Zu erwähnen ist noch, dass Fenyves in seinem bereits erwähnten Beitrag in der Festschrift Krecij hinsichtlich der "Herzinfarkt-Folgenklauseln" der AUVB 1995 (also "mit Beistrich), im Wege der systematisch-teleologischen Interpretation und auch über eine Inhaltskontrolle nach § 879 Abs 3 ABGB, mit sehr beachtenswerten und vom erkennenden Senat geteilten Argumenten zum (auch auf die insoweit ganz vergleichbaren AUVB 1989 anwendbaren) Ergebnis kommt, dass selbst die "Herzinfarkt-Folgenklausel" des Art 17 Z 8 AUVB 1995 (die nach der reinen Wortinterpretation Versicherungsdeckung für Herzinfarkt als Unfallfolge kategorisch ausschließt) einschränkend dahin zu verstehen ist, dass sich der Deckungsausschluss auf jene Fälle beschränkt, in denen ein Herzinfarkt als Unfallfolge anlagebedingt ist. Eine derartige Herzinfarktsprädisposition war hier nicht feststellbar.
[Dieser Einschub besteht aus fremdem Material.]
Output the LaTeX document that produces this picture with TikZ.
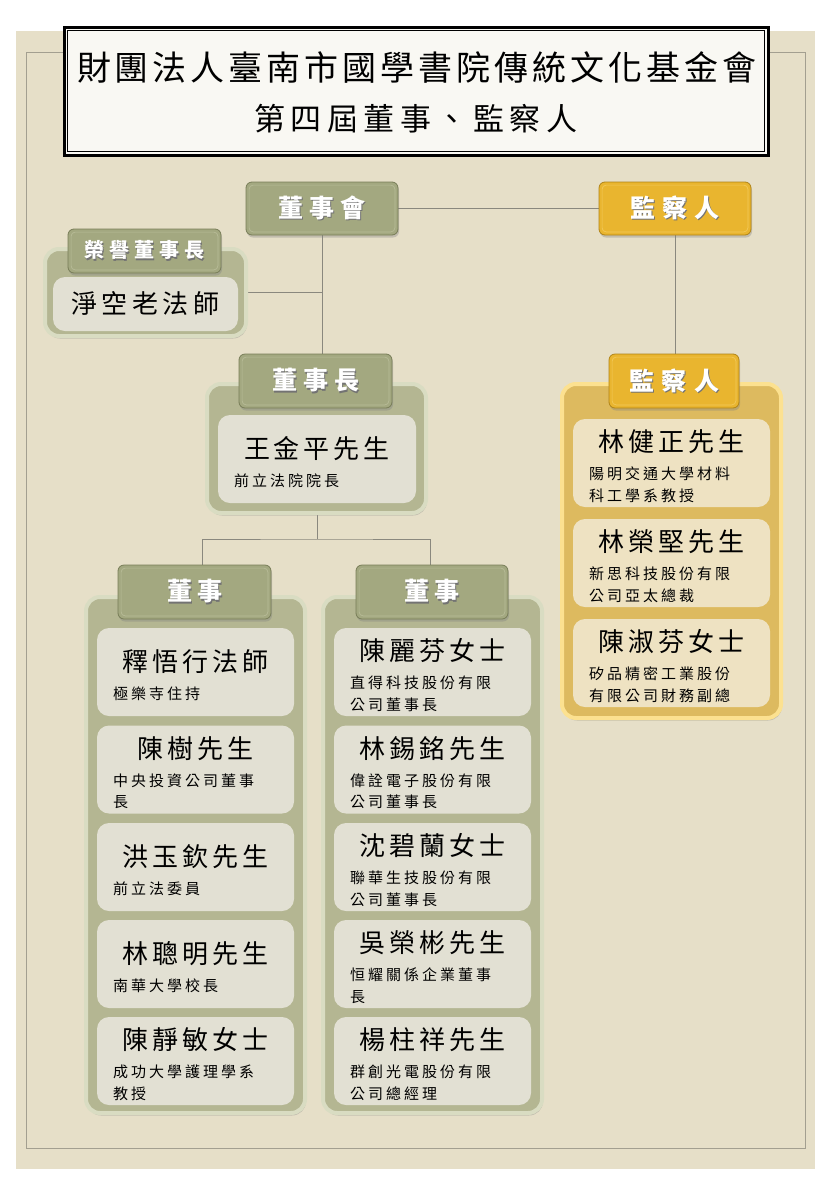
\documentclass[tikz,border=0pt]{standalone}
\usepackage{fontspec}
\setmainfont{Noto Sans CJK TC}
\usetikzlibrary{calc,shadows,backgrounds}
\definecolor{pagebg}{HTML}{E6DFC8}
\definecolor{framec}{HTML}{A39F90}
\definecolor{titlebg}{HTML}{F9F8F3}
\definecolor{olivehd}{HTML}{A3A880}
\definecolor{olivedk}{HTML}{787D58}
\definecolor{olivehl}{HTML}{B8BC98}
\definecolor{olivect}{HTML}{B4B692}
\definecolor{oliverg}{HTML}{D9DCC2}
\definecolor{olivein}{HTML}{E2E0D3}
\definecolor{goldhd}{HTML}{E9B52F}
\definecolor{golddk}{HTML}{B08418}
\definecolor{goldhl}{HTML}{F2C95A}
\definecolor{goldct}{HTML}{DDBA5F}
\definecolor{goldrg}{HTML}{FCE190}
\definecolor{goldin}{HTML}{EEE2C2}
\definecolor{connc}{HTML}{8A887E}
\makeatletter
\newcommand\spc[2]{\def\spc@sep{}\@tfor\spc@c:=#2\do{\spc@sep\spc@c\def\spc@sep{\kern#1pt}}}
\makeatother
\newcommand\shtext[1]{\rlap{\kern1.2pt\raisebox{-1.2pt}{\color{black!55}#1}}{\color{white}#1}}
\tikzset{
  shd/.style={drop shadow={opacity=0.35,shadow xshift=1pt,shadow yshift=-2.5pt}},
  hdrO/.style={draw=olivedk, fill=olivehd, rounded corners=6pt, line width=0.8pt, inner sep=0pt, shd},
  hdrG/.style={draw=golddk, fill=goldhd, rounded corners=6pt, line width=0.8pt, inner sep=0pt, shd},
  hdrOinner/.style={draw=olivehl, line width=0.7pt, rounded corners=4pt},
  hdrGinner/.style={draw=goldhl, line width=0.7pt, rounded corners=4pt},
  contO/.style={draw=oliverg, fill=olivect, line width=4pt, rounded corners=14pt, inner sep=0pt, shd},
  contG/.style={draw=goldrg, fill=goldct, line width=4pt, rounded corners=14pt, inner sep=0pt, shd},
  inO/.style={fill=olivein, rounded corners=12pt, minimum width=197pt, minimum height=88pt, inner sep=0pt},
  inG/.style={fill=goldin, rounded corners=12pt, minimum width=197pt, minimum height=88pt, inner sep=0pt},
  nametext/.style={inner sep=0pt, font=\fontsize{26}{30}\selectfont},
  subtext/.style={inner sep=0pt, anchor=west, font=\fontsize{15}{18}\selectfont},
  conn/.style={draw=connc, line width=1pt},
  titleouter/.style={draw=black, line width=3pt, fill=titlebg, minimum width=704pt, minimum height=128pt, inner sep=0pt},
}
\newcommand\hdr[8]{%
  \node[#5, minimum width=#3pt, minimum height=#4pt] (#1) at (#2) {};
  \draw[#5inner] ($(#1.north west)+(3.5,3.5)$) rectangle ($(#1.south east)+(-3.5,-3.5)$);
  \node[inner sep=0pt, font=\bfseries\fontsize{#6}{#6}\selectfont] (#1t) at (#1) {\shtext{\spc{#7}{#8}}};
}
\newcommand\pone[5]{%
  \node[#5] (#1) at (#2) {};
  \node[nametext] (#1n) at ($(#1.north)+(0,34)$) {\spc{4}{#3}};
  \node[subtext] (#1s) at ($(#1.north west)+(16,66)$) {\spc{3}{#4}};
}
\newcommand\ptwo[6]{%
  \node[#6] (#1) at (#2) {};
  \node[nametext] (#1n) at ($(#1.north)+(0,23)$) {\spc{4}{#3}};
  \node[subtext] (#1s) at ($(#1.north west)+(16,55)$) {\spc{3}{#4}};
  \node[subtext] (#1t) at ($(#1.north west)+(16,77)$) {\spc{3}{#5}};
}
\begin{document}
\begin{tikzpicture}[x=1pt,y=-1pt]
\useasboundingbox (0,0) rectangle (831,1200);
\begin{scope}[on background layer]
  \fill[white] (0,0) rectangle (831,1200);
  \fill[pagebg] (16,31) rectangle (815,1169);
  \draw[framec, line width=1pt] (26,52) rectangle (805,1148);
\end{scope}
% title
\node[titleouter] (title) at (416,91) {};
\draw[black, line width=1.2pt] ($(title.north west)+(5,5)$) rectangle ($(title.south east)+(-5,-5)$);
\node[inner sep=0pt, font=\fontsize{34}{38}\selectfont] (t1) at (417,67) {\spc{4}{財團法人臺南市國學書院傳統文化基金會}};
\node[inner sep=0pt, font=\fontsize{31}{35}\selectfont] (t2) at (416,119) {\spc{5.5}{第四屆董事、監察人}};
% containers
\node[contO, minimum width=201pt, minimum height=87pt] (hon) at (145.5,292.5) {};
\node[contO, minimum width=219pt, minimum height=129pt] (dzc) at (316.5,448.5) {};
\node[contO, minimum width=219pt, minimum height=516pt] (lc) at (195.5,855) {};
\node[contO, minimum width=219pt, minimum height=516pt] (rc) at (432.5,855) {};
\node[contG, minimum width=219pt, minimum height=334pt] (jc) at (671.5,551) {};
% headers
\hdr{dsh}{322,208.5}{152}{53}{hdrO}{25}{6}{董事會}
\hdr{jt}{675,208.5}{152}{53}{hdrG}{25}{7}{監察人}
\hdr{honh}{144.5,251}{153}{44}{hdrO}{20}{5}{榮譽董事長}
\hdr{dzh}{315.5,381}{153}{54}{hdrO}{25}{6}{董事長}
\hdr{ldh}{194.5,592}{153}{54}{hdrO}{25}{5}{董事}
\hdr{rdh}{432,592}{152}{54}{hdrO}{25}{5}{董事}
\hdr{jl}{674,381}{130}{54}{hdrG}{25}{7.5}{監察人}
% inner boxes
\node[inO, minimum width=185pt, minimum height=54pt, font=\fontsize{26}{30}\selectfont] (jk) at (145.5,304) {\spc{4.5}{淨空老法師}};
\pone{wang}{317,459}{王金平先生}{前立法院院長}{inO, minimum width=198pt}
% left column
\pone{l1}{195.5,672}{釋悟行法師}{極樂寺住持}{inO}
\ptwo{l2}{195.5,769.5}{陳樹先生}{中央投資公司董事}{長}{inO}
\pone{l3}{195.5,867}{洪玉欽先生}{前立法委員}{inO}
\pone{l4}{195.5,964}{林聰明先生}{南華大學校長}{inO}
\ptwo{l5}{195.5,1061}{陳靜敏女士}{成功大學護理學系}{教授}{inO}
% right column
\ptwo{r1}{432.5,672}{陳麗芬女士}{直得科技股份有限}{公司董事長}{inO}
\ptwo{r2}{432.5,769.5}{林錫銘先生}{偉詮電子股份有限}{公司董事長}{inO}
\ptwo{r3}{432.5,867}{沈碧蘭女士}{聯華生技股份有限}{公司董事長}{inO}
\ptwo{r4}{432.5,964}{吳榮彬先生}{恒耀關係企業董事}{長}{inO}
\ptwo{r5}{432.5,1061}{楊柱祥先生}{群創光電股份有限}{公司總經理}{inO}
% supervisors
\ptwo{s1}{671.5,463}{林健正先生}{陽明交通大學材料}{科工學系教授}{inG}
\ptwo{s2}{671.5,563}{林榮堅先生}{新思科技股份有限}{公司亞太總裁}{inG}
\ptwo{s3}{671.5,663}{陳淑芬女士}{矽品精密工業股份}{有限公司財務副總}{inG}
% connectors
\begin{scope}[on background layer]
  \coordinate (split) at (317,539);
  \draw[conn] (dsh.east) -- (jt.west);
  \draw[conn] (dsh.south) -- (dsh.south |- dzh.north);
  \draw[conn] (hon.east) -- (hon.east -| dsh.south);
  \draw[conn] (jt.south) -- (jt.south |- jl.north);
  \draw[conn] (wang.south) -- (split);
  \draw[conn] ([xshift=8pt]ldh.north) |- (split) -| ([xshift=-2pt]rdh.north);
\end{scope}
\end{tikzpicture}
\end{document}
Die Vorinstanzen haben demnach die Deckungspflicht der Beklagten betreffend die aus dem unfallskausalen Herzinfarkt resultierende Invalidität des Klägers ohne Rechtsirrtum bejaht. Die Anspruchshöhe bildet keinen Streitpunkt. Der Revision ist daher ein Erfolg zu versagen.

Die Kostenentscheidung gründet sich auf §§ 41 und 50 ZPO.